Ich orientiere mich an der
Modellierung wie sie Gottfredson z.B. im Sammelband von Brown 2002 vorgestellt
hat, ohne damit unterstellen zu wollen, dass es sich hier um absolute Wesensaussagen
handelt. Im Vordergrund meines Interesses stehen praktische Aufgaben wie z.B.

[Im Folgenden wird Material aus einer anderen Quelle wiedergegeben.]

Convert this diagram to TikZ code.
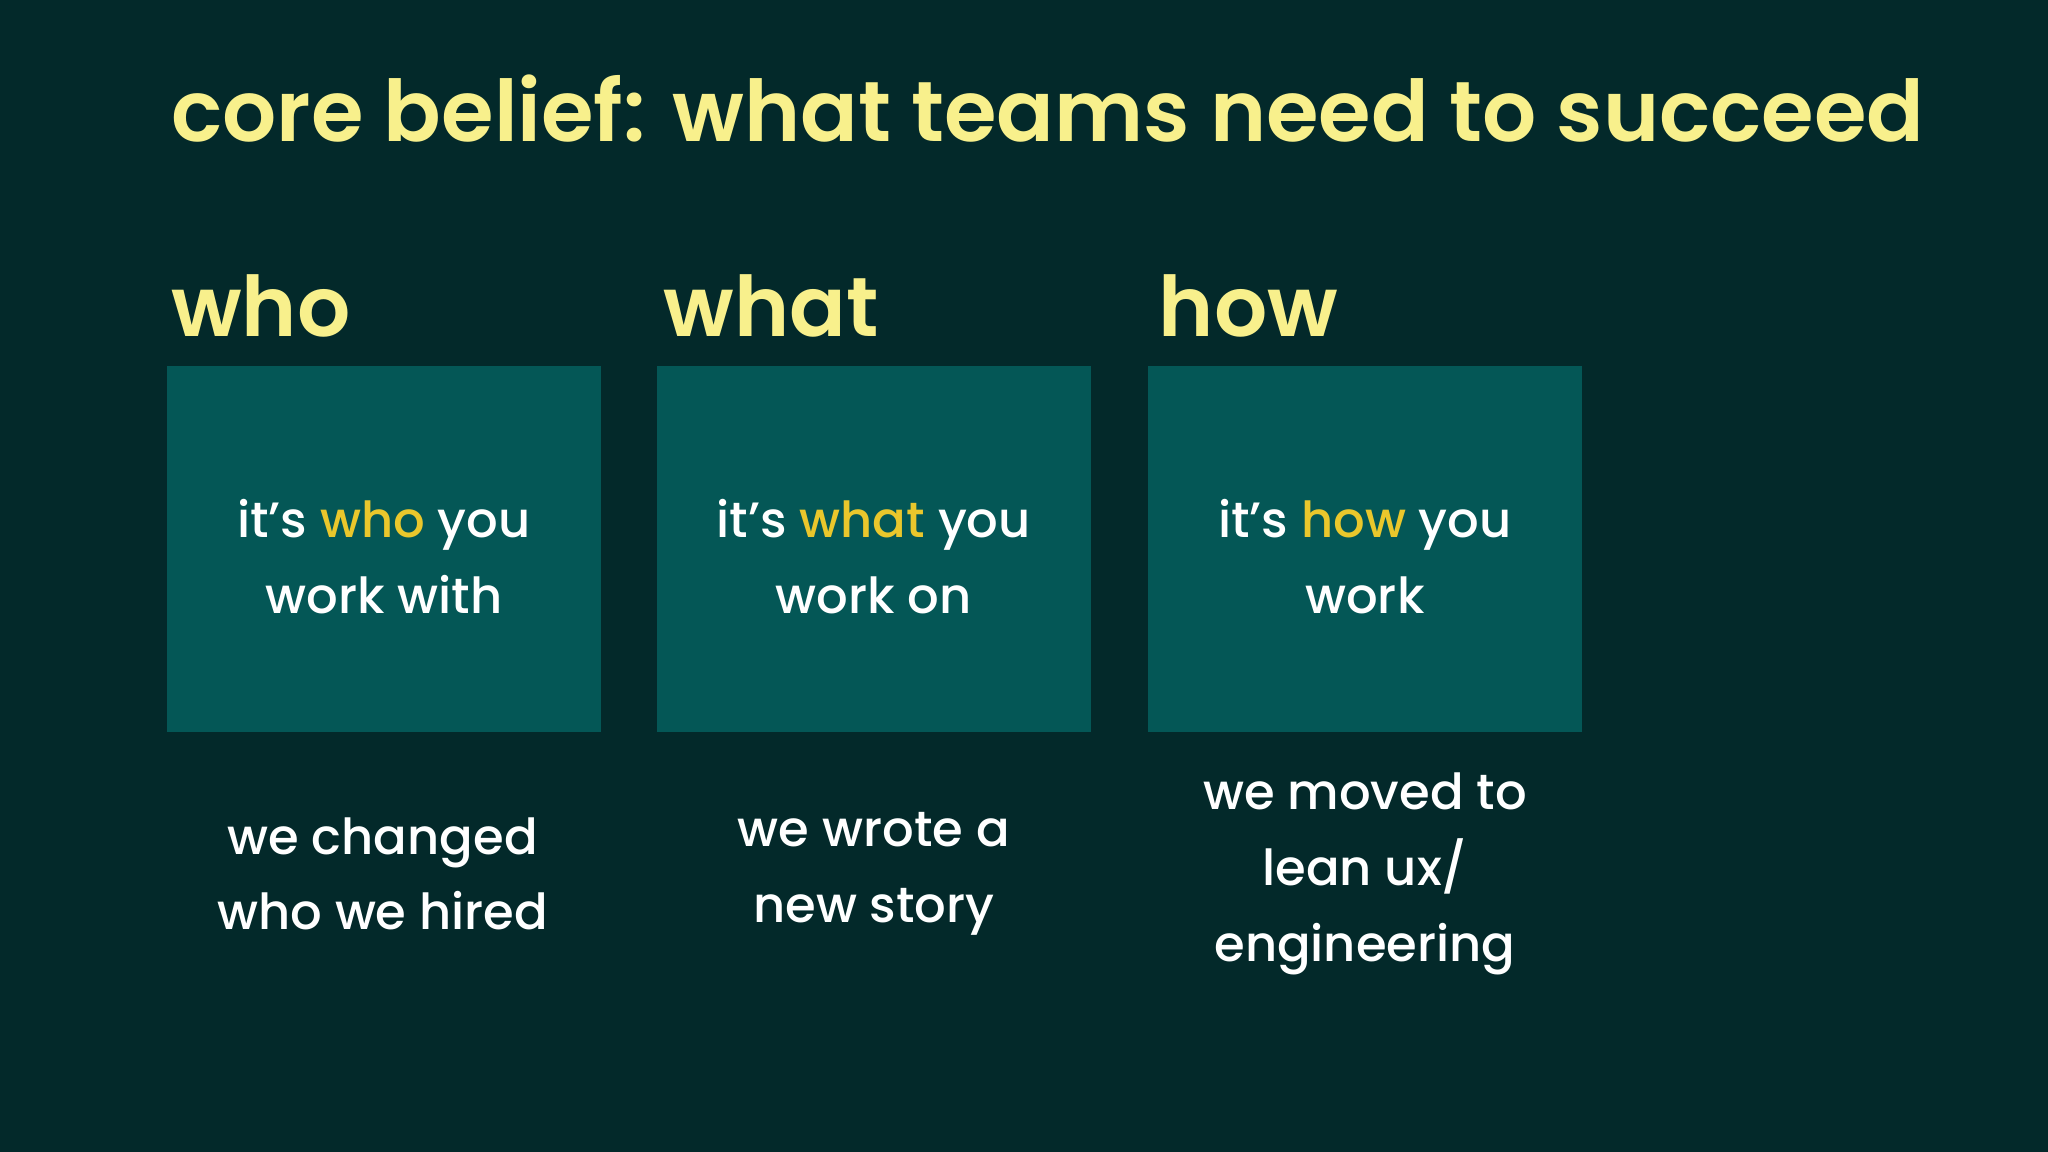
\documentclass[tikz,border=0pt]{standalone}
\usepackage{fontspec}
\setmainfont{Poppins}[UprightFont=* Medium,BoldFont=* SemiBold]
\definecolor{bg}{HTML}{03292A}
\definecolor{boxc}{HTML}{045756}
\definecolor{ttl}{HTML}{F8F08C}
\definecolor{hl}{HTML}{EAC72C}
\tikzset{
 x=1pt,y=-1pt,
 panel/.style={fill=boxc,draw=none,minimum width=332pt,minimum height=280pt,inner sep=0pt},
 head/.style={text=ttl,anchor=base west,font=\bfseries\fontsize{64}{70}\selectfont,inner sep=0pt},
 body/.style={text=white,align=center,font=\fontsize{38}{58}\selectfont,inner sep=0pt}
}
\begin{document}
\begin{tikzpicture}
\fill[bg] (0,0) rectangle (1568,882);
\useasboundingbox (0,0) rectangle (1568,882);
\node[text=ttl,anchor=base west,font=\bfseries\fontsize{60}{66}\selectfont,inner sep=0pt] (title) at (131,108) {\resizebox{1342pt}{!}{core belief: what teams need to succeed}};
\node[head] (h1) at (131,258) {who};
\node[head] (h2) at (508,258) {what};
\node[head] (h3) at (887,258) {how};
\node[panel,anchor=north west] (b1) at (128,280) {};
\node[panel,anchor=north west] (b2) at (503,280) {};
\node[panel,anchor=north west] (b3) at (879,280) {};
\node[body] (t1) at (294,426) {it’s \textcolor{hl}{who} you\\work with};
\node[body] (t2) at (669,426) {it’s \textcolor{hl}{what} you\\work on};
\node[body] (t3) at (1045,426) {it’s \textcolor{hl}{how} you\\work};
\node[body] (u1) at (293,669) {we changed\\who we hired};
\node[body] (u2) at (669,669) {we wrote a\\new story};
\node[body] (u3) at (1045,669) {we moved to\\lean ux/\\engineering};
\end{tikzpicture}
\end{document}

die Beachtung der Genderproblematik innerhalb der Berufsorientierung. Für diese
Zwecke reicht es – will mir scheinen – aus, die Geschlechtstypisierung wie sie
Gottfredson beschreibt als regulative Idee (Kant) zu verwenden. (Zur Diskussion
von Stabilität und Variabilität bzw. Malleabilität des Selbstkonzept-Konzepts
vgl. Michael Kernis und Brian Golgman: Stability and variability in self
–concept and self-esteem, in: Mark Leary und June Price Tangney (Hrg.):
Handbook of self and identity, New York: Guilford 2003, S. 106-127 und Günter
Ratschinski: Selbstkonzept und Berufswahl, Münster: Waxmann 2009, insbes. S.
53f. und 82f.)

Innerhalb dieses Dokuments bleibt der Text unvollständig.